Sin embargo, las lecturas de este domingo contrastan radicalmente con esta
idea: son el anuncio de algo verdaderamente nuevo que comienza; son la
concreción de que lo que Dios ha prometido comienza a cumplirse, y comienza a
cumplirse en el desierto, en un momento concreto de la historia universal, de
la historia del hombre sobre la tierra.
A
veces decimos que Juan el Bautista es el punto de unión entre los dos testamentos,
entre las dos alianzas: es el último de los grandes profetas, pero también es
el que señala no algo que tendrá lugar en el futuro, sino a Alguien que ya está
presente. Por esto último Juan pertenece más al tiempo del cumplimiento que al
de la promesas. Con él se inauguran los tiempos mesiánicos, el tiempo de la
irrupción de Dios en la historia humana. Él recibe la Palabra de Dios que le
constituye profeta, y la recibe en el desierto, como hemos escuchado en el evangelio
de hoy. Y como predicador itinerante recorre toda la comarca del Jordán, “predicando
un bautismo conversión para el perdón de los pecados”. Ejerce su misión a través
de una inmersión en el agua del Jordán que hace visible la conversión de la
persona que se somete a ella, y que es la que otorga el perdón de los pecados
en vistas a la venida del Mesías y al juicio inminente de Dios.
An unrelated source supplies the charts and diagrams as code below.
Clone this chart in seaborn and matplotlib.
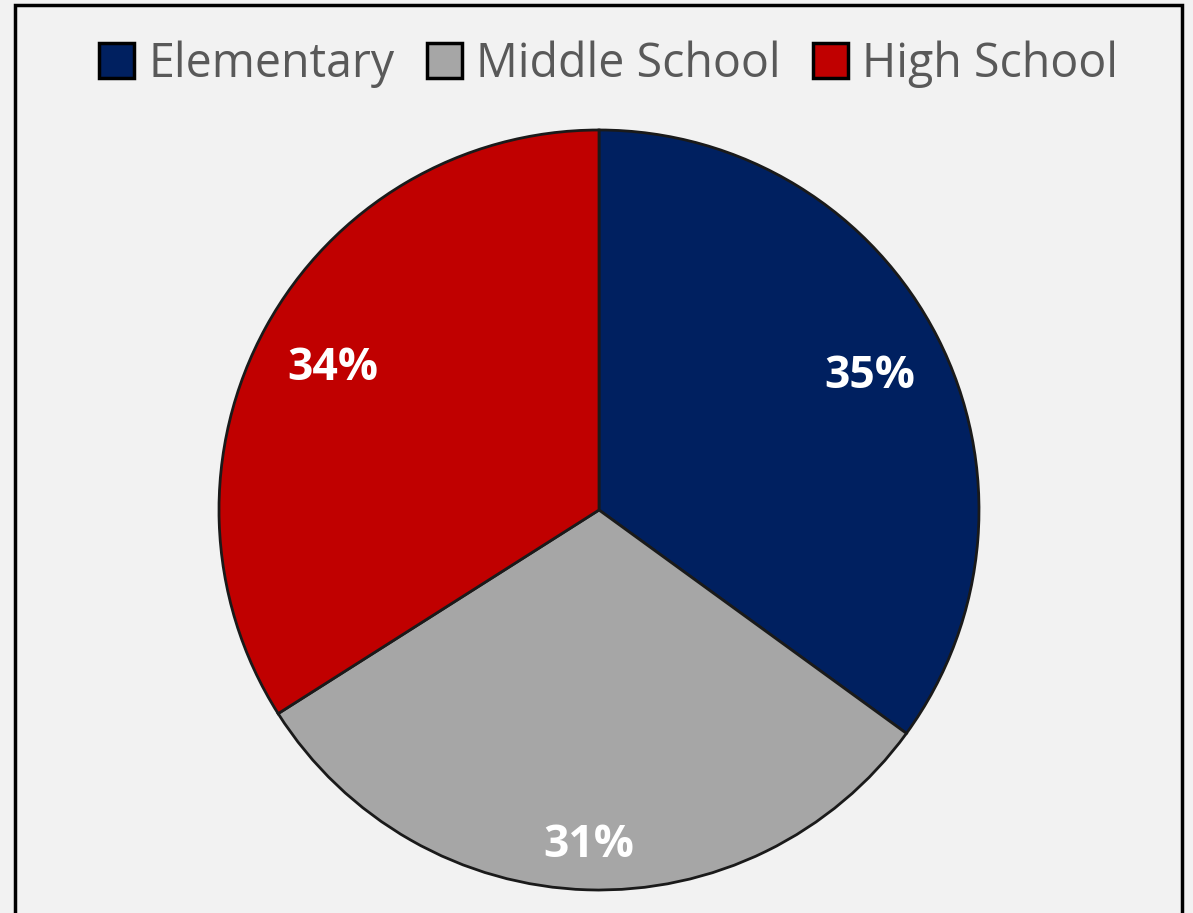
import matplotlib
matplotlib.use("Agg")
import matplotlib.pyplot as plt
import seaborn as sns
import numpy as np
from matplotlib.patches import Rectangle

categories = ["Elementary", "Middle School", "High School"]
values = [35, 31, 34]
colors = ["#002060", "#A6A6A6", "#C00000"]
label_dist = [0.80, 0.87, 0.80]

sns.set_theme(style="white")
plt.rcParams["font.family"] = ["Open Sans", "DejaVu Sans"]

W, H = 1193, 913
fig = plt.figure(figsize=(W / 100, H / 100), dpi=100, facecolor="#F2F2F2")
ax = fig.add_axes([0, 0, 1, 1])
ax.set_aspect("equal")
ax.set_facecolor("#F2F2F2")

cx, cy, R = 599, H - 510, 380
wedges, _ = ax.pie(values, colors=colors, startangle=90, counterclock=False,
                   center=(cx, cy), radius=R, frame=True,
                   wedgeprops=dict(edgecolor="#1a1a1a", linewidth=2))
ax.set_xlim(0, W)
ax.set_ylim(0, H)
ax.axis("off")

total = sum(values)
for w, v, d in zip(wedges, values, label_dist):
    ang = np.deg2rad((w.theta1 + w.theta2) / 2)
    x = cx + d * R * np.cos(ang)
    y = cy + d * R * np.sin(ang) - 5
    ax.text(x, y, f"{round(100 * v / total)}%", color="white", fontsize=32,
            fontweight="bold", ha="center", va="center")

leg = fig.legend(wedges, categories, loc="center", bbox_to_anchor=(0.51, 1 - 64 / H),
                 ncol=3, frameon=False, fontsize=33.5, handlelength=0.75, handleheight=0.75,
                 handletextpad=0.3, columnspacing=0.7, labelcolor="#595959")
for h in leg.legend_handles:
    h.set_edgecolor("black")
    h.set_linewidth(2.5)

fig.patches.append(Rectangle((15 / W, -0.05), (1182 - 15) / W, 1.05 - 5 / H,
                             transform=fig.transFigure, fill=False,
                             edgecolor="black", linewidth=2.5))

fig.savefig("out.png", dpi=100, facecolor=fig.get_facecolor())
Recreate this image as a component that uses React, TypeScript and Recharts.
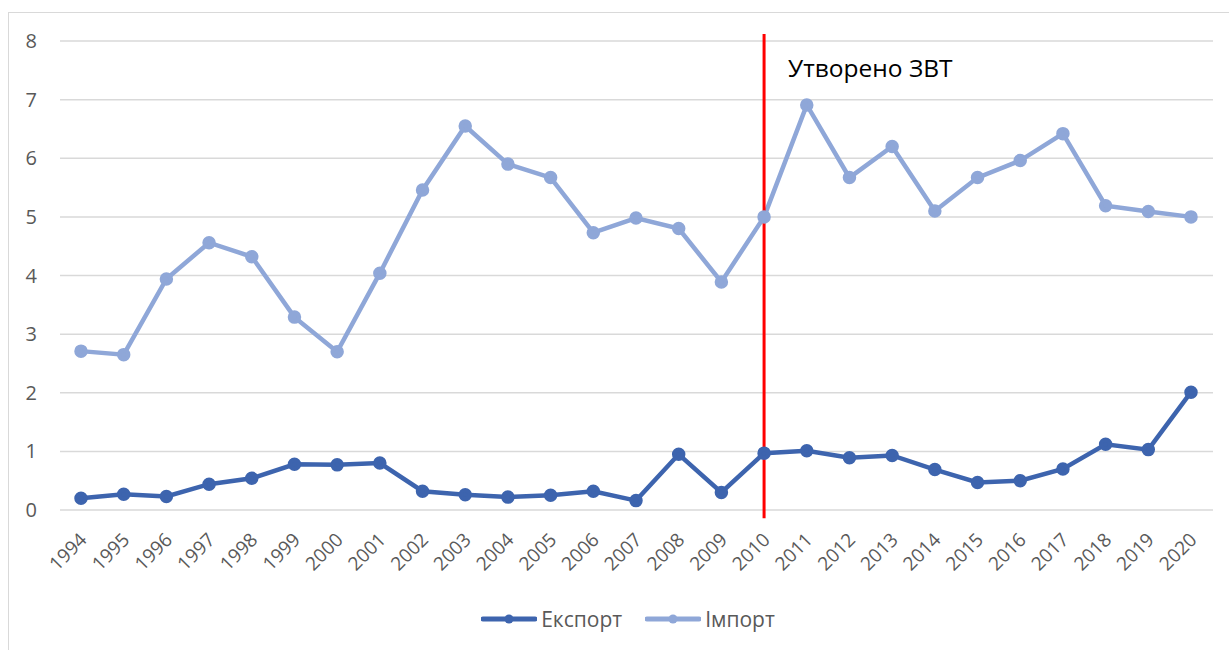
import React from "react";
import {
  LineChart,
  Line,
  XAxis,
  YAxis,
  CartesianGrid,
  Legend,
  ReferenceLine,
} from "recharts";

const years = [
  "1994", "1995", "1996", "1997", "1998", "1999", "2000", "2001", "2002",
  "2003", "2004", "2005", "2006", "2007", "2008", "2009", "2010", "2011",
  "2012", "2013", "2014", "2015", "2016", "2017", "2018", "2019", "2020",
];

const exportValues = [
  0.2, 0.27, 0.23, 0.44, 0.54, 0.78, 0.77, 0.8, 0.32,
  0.26, 0.22, 0.25, 0.32, 0.16, 0.95, 0.3, 0.97, 1.01,
  0.89, 0.93, 0.69, 0.47, 0.5, 0.7, 1.12, 1.03, 2.01,
];

const importValues = [
  2.71, 2.65, 3.94, 4.56, 4.32, 3.29, 2.7, 4.04, 5.46,
  6.55, 5.9, 5.67, 4.73, 4.98, 4.8, 3.89, 5.0, 6.91,
  5.67, 6.2, 5.1, 5.67, 5.96, 6.42, 5.19, 5.09, 5.0,
];

const yTicks = [0, 1, 2, 3, 4, 5, 6, 7, 8];

const markerYear = "2010";
const markerText = "Утворено ЗВТ";

const EXPORT_COLOR = "#3d64ae";
const IMPORT_COLOR = "#8fa7d8";
const FONT = "'Open Sans', sans-serif";

const seriesLegend = [
  { name: "Експорт", color: EXPORT_COLOR },
  { name: "Імпорт", color: IMPORT_COLOR },
];

const data = years.map((year, i) => ({
  year,
  export: exportValues[i],
  import: importValues[i],
}));

function YearTick(props: any) {
  const { x, y, payload } = props;
  return (
    <g transform={`translate(${x + 7}, ${y + 29})`}>
      <text
        x={0}
        y={0}
        transform="rotate(-45)"
        textAnchor="end"
        fill="#595959"
        fontSize={19}
        fontFamily={FONT}
      >
        {payload.value}
      </text>
    </g>
  );
}

function MarkerLabel(props: any) {
  const { viewBox } = props;
  return (
    <text
      x={viewBox.x + 24}
      y={77}
      fill="#000"
      fontSize={24.5}
      fontFamily={FONT}
    >
      {markerText}
    </text>
  );
}

function LegendContent() {
  return (
    <div
      style={{
        height: 30,
        display: "flex",
        justifyContent: "center",
        alignItems: "center",
        paddingLeft: 43,
        fontFamily: FONT,
        fontSize: 21,
        color: "#595959",
      }}
    >
      {seriesLegend.map((s, i) => (
        <div
          key={s.name}
          style={{ display: "flex", alignItems: "center", marginLeft: i === 0 ? 0 : 23 }}
        >
          <svg width={56} height={12} style={{ marginRight: 4 }}>
            <line x1={2} y1={6} x2={54} y2={6} stroke={s.color} strokeWidth={5} strokeLinecap="round" />
            <circle cx={28} cy={6} r={4.5} fill={s.color} />
          </svg>
          <span>{s.name}</span>
        </div>
      ))}
    </div>
  );
}

export default function App() {
  return (
    <div style={{ position: "absolute", left: 0, top: 0, width: 1229, height: 650, overflow: "hidden", background: "#fff" }}>
      <div
        style={{
          position: "absolute",
          left: 8,
          top: 12,
          width: 1260,
          height: 700,
          border: "1px solid #d9d9d9",
        }}
      />
      <div style={{ position: "absolute", left: 0, top: 0 }}>
        <LineChart
          width={1229}
          height={650}
          data={data}
          margin={{ top: 41, right: 16, bottom: 40, left: 0 }}
        >
          <CartesianGrid vertical={false} stroke="#d9d9d9" strokeWidth={1.5} />
          <XAxis
            dataKey="year"
            axisLine={false}
            tickLine={false}
            tickSize={0}
            interval={0}
            height={70}
            padding={{ left: 21, right: 22 }}
            tick={<YearTick />}
          />
          <YAxis
            domain={[0, 8]}
            ticks={yTicks}
            axisLine={false}
            tickLine={false}
            tickSize={0}
            tickMargin={23}
            width={60}
            tick={{ fill: "#595959", fontSize: 20, fontFamily: FONT }}
          />
          <Legend
            verticalAlign="bottom"
            height={30}
            content={<LegendContent />}
            wrapperStyle={{ bottom: 16 }}
          />
          <Line
            dataKey="export"
            name="Експорт"
            stroke={EXPORT_COLOR}
            strokeWidth={4.5}
            dot={{ r: 4.5, fill: EXPORT_COLOR, stroke: EXPORT_COLOR }}
            isAnimationActive={false}
          />
          <Line
            dataKey="import"
            name="Імпорт"
            stroke={IMPORT_COLOR}
            strokeWidth={4.5}
            dot={{ r: 4.5, fill: IMPORT_COLOR, stroke: IMPORT_COLOR }}
            isAnimationActive={false}
          />
          <ReferenceLine
            segment={[
              { x: markerYear, y: 8.12 },
              { x: markerYear, y: -0.14 },
            ]}
            ifOverflow="visible"
            stroke="#ff0000"
            strokeWidth={3}
            label={<MarkerLabel />}
          />
        </LineChart>
      </div>
    </div>
  );
}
San Juan Bautista bautizando las multitudes Francesco di Antonio del Chierico (sig. XV) Manuscrito iluminado de la Biblia - Biblioteca Vaticana Fuente de la imagen: commons.wikimedia.org |
Lo
que lleva a cabo Juan en el desierto de Judea nos dice que lo que afirmaba Qohélet
no es verdad: sí hay algo realmente nuevo bajo el sol. Dios ha intervenido en
la historia humana cumpliendo sus promesas, otorgando el perdón de los pecados
y la salvación. Es verdad que esto lo vivimos ‘en esperanza’, no lo percibimos
del todo plenamente, porque aun aguardamos “los cielos nuevos y la tierra nueva”,
pero ya algo nuevo ha acontecido realmente en nuestro mundo: ya ha venido el
Mesías; ya han sido vencidos nuestros enemigos, sobre todo el pecado y la
muerte; ya estamos llamados a participar en la fe de esta victoria, como María,
la concebida sin pecado gracias a la venida del Señor, como celebrábamos ayer.
El creyente vive de esta novedad que empezó hace más de dos mil años con el sí
de María y con el ministerio de Juan a orillas del Jordán; una novedad que ha
cambiado radicalmente la historia del mundo.
Juan recibe
la palabra en el desierto, ejerce su misión en el desierto, y los que querían
recibir su bautismo tenían que ir al desierto. Desierto en griego es 'erémo, y lo que significa espiritualmente
esta palabra es importante para nosotros en este tiempo de Adviento. El
desierto es el lugar de la prueba, de la escucha, de lo esencial, de la
manifestación de Dios, de la alianza.... En los tiempos fuertes del año
litúrgico, como la Cuaresma y el Adviento, la Iglesia nos invita a ir
espiritualmente al desierto, para purificarnos, para escuchar con más atención la
Palabra de Dios, para hacer silencio, para alejarnos de las distracciones y los
agobios de este mundo, para volver a los esencial, para encontrarnos con Dios y
renovar la alianza con él.
Hoy los
judíos empiezan a celebrar la fiesta de Janucá,
de las luces, en la que conmemoran la victoria de los Macabeos y la purificación
del templo y el restablecimiento del culto en él después del intento de
helenización del pueblo y la profanación del lugar sagrado llevada a cabo por
Antíoco IV Epífanes. Lo característico de esta fiesta es que se enciende cada día
una vela de un candelabro de ocho brazos recordando un milagro que cuenta el
Talmud: una vez reconquistado el templo se volvió a encender su lámpara – la menorah- que debía estar siempre encendida,
pero había aceite solo para un día. Sin embargo, la lámpara no se apagó a la
largo de los ochos días necesarios para obtener nuevo aceite apto para el
culto. Más allá de esta conmoración histórica, y quizás también de la
significación agrícola de la finalización de la cosecha de la aceituna, es una
fiesta ligada al solsticio del invierno, como nuestra Navidad. En estas fechas
terminan de acortarse los días y empiezan a aumentar las horas de luz, lo que
en muchas culturas se ha interpretado como un signo cósmico de la victoria de
la luz sobre las tinieblas. Para nosotros esta victoria no forma parte de un
proceso cíclico de eterno retorno que se repite todos los años, porque el ‘sol
de justicia’ que nació una vez ‘para siempre jamás’, en un lugar concreto del
planeta y en un momento concreto de la historia humana, ha hecho ‘nuevas todas
las cosas’. Este es el acontecimiento que nos estamos preparando para celebrar
en Navidad; acontecimiento que ha cambiado la historia humana, que nos ha
abierto el cielo, que nos llena de esperanza, y en cuya luz vivimos.